I to – w opinii Aleksandra Gudzowatego – jest kłamstwo. Na pytanie Moniki Olejnik, czy zamierza podać go za to do sądu – odpowiada, że nie. Ale, napisał już w tej sprawie list do szefa rosyjskiego rządu. Wydał również – po słowach Putina – oficjalne oświadczenie, w którym prostuje, że ktoś wprowadził Putina w błąd, a same zarzuty określił jako bezpodstawne.

- Gazociąg zbudowali Polacy. A pieniądze na budowę zostały pożyczone z banku – powiedział Gudzowaty w „Kropce nad i" na antenie TVN24. Problem polega na tym, że był to jednak bank należący do Gazpromu. Gudzowaty podkreślił, że „w posiadanie udziałów wszedł zgodnie z prawem, o czym strona rosyjska dobrze wiedziała i na co się zgodziła".

"Nie lubią mnie"

Skąd zatem oskarżenia Putina? Według biznesmena „rosyjski premier został poproszony o powiedzenie tych słów przez Gazprom i naszych" – tłumaczył Olejnik. Gdy ta spytała "Kim są nasi?" – odparł: "Mnie się tutaj wszystko kojarzy ze służbami specjalnymi i mafią, i że ona istnieje".

Dlaczego wiec władze Rosji „nie lubią" Gudzowatego? - Po pierwsze wygrałem od nich 32 miliony dolarów. Postawiłem się. Nie zgodziłem się, żeby robili co chcą. Po drugie dla tego, że przeciwstawiałem się zauważalnej polityce hegemonii rosyjskiej, marnotrawstwu, jak zamrożona inwestycja, olbrzymim premiom po kilka milionów rocznie – tłumaczy biznesmen.

"Więcej do pani nie przyjdę"

Dyskusja na dobre jednak zaczęła się kiedy biznesmen powiedział, że szczególnie dobrze traktuje swoich przyjaciół, co Olejnik podchwyciła mówiąc, że "chyba nie, skoro ich nagrywał". Wtedy biznesmen zaczął tłumaczyć, że nagrania dokonał jego były ochroniarz. Atmosferę w studiu podgrzała dziennikarka, kiedy spytała swojego rozmówcę, „czy jest Pan Rosyjskim agentem? – A pani jest agentem brytyjskim? – odpowiedział pytaniem na pytanie Gudzowaty.

– Bardzo nieładnie pani zemną rozmawia. Gdyby pani zechciała w przyszłości inną atmosferę wprowiadzić. Bo tak to pani nikt nigdy niczego nie powie prawdziwego - mówił poirytowany Gudzowaty.

- A pan mi chciał tyle prawdziwych rzeczy powiedzieć? – drwiła Olejnik. - Po co takie obrażanie?
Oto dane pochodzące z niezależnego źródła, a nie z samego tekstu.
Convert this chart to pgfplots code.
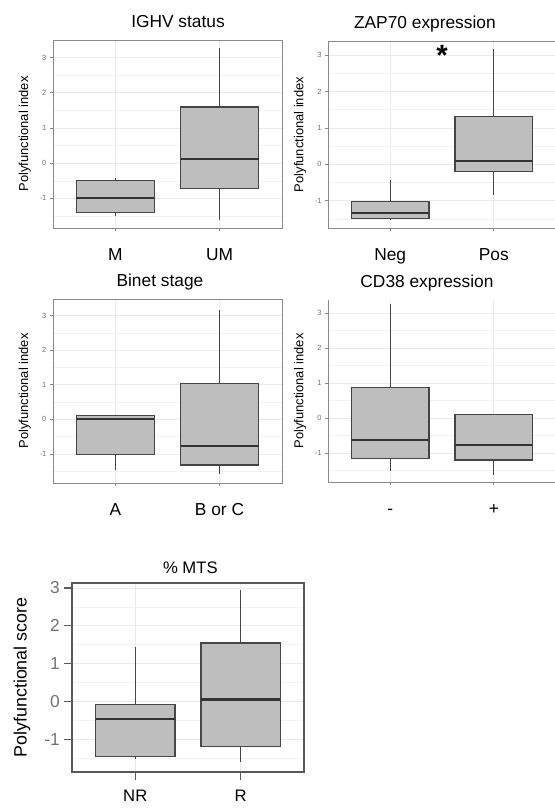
\documentclass[border=0pt]{standalone}
\usepackage{pgfplots}
\pgfplotsset{compat=1.18}
\usepgfplotslibrary{statistics}
\usepackage{fontspec}
\setmainfont{Liberation Sans}

\definecolor{boxfill}{HTML}{BEBEBE}
\definecolor{boxline}{HTML}{454545}
\definecolor{medline}{HTML}{333333}
\definecolor{gridmaj}{HTML}{EBEBEB}
\definecolor{gridmin}{HTML}{F3F3F3}
\definecolor{framecol}{HTML}{8A8A8A}
\definecolor{ticklab}{HTML}{6E6E6E}

\pgfplotsset{
  panel/.style={
    scale only axis,
    anchor=south west,
    xmin=0.4, xmax=2.6,
    xtick={1,2},
    ytick={-1,0,1,2,3},
    yticklabels={-1,0,1,2,3},
    minor ytick={-1.5,-0.5,0.5,1.5,2.5},
    xmajorgrids, ymajorgrids, yminorgrids,
    major grid style={gridmaj, line width=0.6pt},
    minor grid style={gridmin, line width=0.45pt},
    tick align=outside,
    xtick pos=bottom, ytick pos=left,
    major tick length=2.25pt, minor tick length=0pt,
    tick style={framecol, line width=0.5pt},
    axis line style={framecol, line width=0.6pt},
    xticklabel style={font=\fontsize{13}{15}\selectfont, anchor=base, inner sep=0pt, yshift=-22.5pt},
    yticklabel style={font=\fontsize{5.6}{6}\selectfont, color=ticklab, inner sep=2.5pt},
    title style={font=\fontsize{13}{15}\selectfont, anchor=base, yshift=3pt},
    ylabel={Polyfunctional index},
    ylabel style={font=\fontsize{9.7}{11}\selectfont, at={(axis description cs:-0.123,0.5)}, anchor=center},
    boxplot/draw direction=y,
    boxplot/box extend=0.75,
    boxplot/whisker extend=0,
    boxplot/every median/.style={draw=medline, line width=1.7pt},
  },
  bx/.style={draw=boxline, fill=boxfill, line width=0.95pt},
}

\begin{document}
\begin{tikzpicture}
\useasboundingbox (0,0) rectangle (416.25pt,607.5pt);

% Panel 1: IGHV status
\begin{axis}[panel,
  at={(39.75pt,436.5pt)}, width=171.75pt, height=141pt,
  ymin=-1.84, ymax=3.5,
  xticklabels={M,UM},
  title={IGHV status},
  title style={at={(axis description cs:0.546,1)}},
]
\addplot[bx, boxplot prepared={draw position=1, lower whisker=-1.50, lower quartile=-1.39, median=-0.99, upper quartile=-0.50, upper whisker=-0.43}] coordinates {};
\addplot[bx, boxplot prepared={draw position=2, lower whisker=-1.60, lower quartile=-0.72, median=0.11, upper quartile=1.60, upper whisker=3.26}] coordinates {};
\end{axis}

% Panel 2: ZAP70 expression
\begin{axis}[panel,
  at={(246pt,436.5pt)}, width=171pt, height=140.25pt,
  ymin=-1.75, ymax=3.39,
  xticklabels={Neg,Pos},
  title={ZAP70 expression},
  title style={at={(axis description cs:0.425,1)}},
]
\addplot[bx, boxplot prepared={draw position=1, lower whisker=-1.52, lower quartile=-1.48, median=-1.34, upper quartile=-1.02, upper whisker=-0.42}] coordinates {};
\addplot[bx, boxplot prepared={draw position=2, lower whisker=-0.83, lower quartile=-0.19, median=0.10, upper quartile=1.31, upper whisker=3.16}] coordinates {};
\node[anchor=north, inner sep=0pt, font=\fontsize{22}{24}\selectfont\bfseries] at (axis cs:1.5,3.29) {*};
\end{axis}

% Panel 3: Binet stage
\begin{axis}[panel,
  at={(39.75pt,245.25pt)}, width=171.75pt, height=138pt,
  ymin=-1.84, ymax=3.48,
  xticklabels={A,B or C},
  title={Binet stage},
  title style={at={(axis description cs:0.467,1)}},
]
\addplot[bx, boxplot prepared={draw position=1, lower whisker=-1.45, lower quartile=-1.01, median=0.02, upper quartile=0.12, upper whisker=0.12}] coordinates {};
\addplot[bx, boxplot prepared={draw position=2, lower whisker=-1.59, lower quartile=-1.32, median=-0.76, upper quartile=1.04, upper whisker=3.15}] coordinates {};
\end{axis}

% Panel 4: CD38 expression
\begin{axis}[panel,
  at={(246pt,246pt)}, width=171pt, height=136.5pt,
  ymin=-1.82, ymax=3.38,
  axis x line*=bottom, axis y line*=left,
  axis line style={-},
  xticklabels={-,+},
  title={CD38 expression},
  title style={at={(axis description cs:0.434,1)}},
]
\addplot[bx, boxplot prepared={draw position=1, lower whisker=-1.50, lower quartile=-1.14, median=-0.62, upper quartile=0.89, upper whisker=3.27}] coordinates {};
\addplot[bx, boxplot prepared={draw position=2, lower whisker=-1.62, lower quartile=-1.19, median=-0.77, upper quartile=0.10, upper whisker=0.10}] coordinates {};
\end{axis}

% Panel 5: % MTS
\begin{axis}[panel,
  at={(54pt,28.5pt)}, width=174pt, height=141.75pt,
  ymin=-1.87, ymax=3.13,
  xticklabels={NR,R},
  major tick length=6pt,
  tick style={draw=black!65, line width=0.9pt},
  axis line style={draw=black!65, line width=1.1pt},
  xticklabel style={font=\fontsize{12.5}{15}\selectfont, yshift=6.0pt},
  yticklabel style={font=\fontsize{13}{15}\selectfont, color=black!55, inner sep=3pt},
  title={\% MTS},
  title style={at={(axis description cs:0.51,1)}, font=\fontsize{12.5}{15}\selectfont, yshift=-1.5pt},
  ylabel={Polyfunctional score},
  ylabel style={font=\fontsize{13.4}{15}\selectfont, at={(axis description cs:-0.216,0.5)}},
  boxplot/every median/.style={draw=medline, line width=2pt},
]
\addplot[bx, line width=1.05pt, draw=black!72, boxplot prepared={draw position=1, lower whisker=-1.53, lower quartile=-1.46, median=-0.47, upper quartile=-0.09, upper whisker=1.43}] coordinates {};
\addplot[bx, line width=1.05pt, draw=black!72, boxplot prepared={draw position=2, lower whisker=-1.60, lower quartile=-1.19, median=0.05, upper quartile=1.54, upper whisker=2.95}] coordinates {};
\end{axis}
\end{tikzpicture}
\end{document}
Niech mnie pani ładnie przeprosi. Ja jestem za poważnym człowiekiem, żeby mnie tak traktować, żeby mnie młoda kobieta szargała po kątach – mówił zdenerwowany Gudzowaty. – Więcej do pani i do programu nie przyjdę – zakończył rozmowę Gudzowaty.

W spółce EuroPolGaz - po 48 proc. udziałów mają: Gazproprom i PGNiG, a 4 proc. ma Gas Trading. W tej spółce z kolei 15,88 ma Gazexport - która należy do Gazpromu, a 43,41 proc. - PGNiG. 36,17 proc. należy do Bartimpexu - firmy Aleksandra Gudzowatego. Po 2,27 proc. akcji mają niemiecki Wintershall i polski Węglokoks.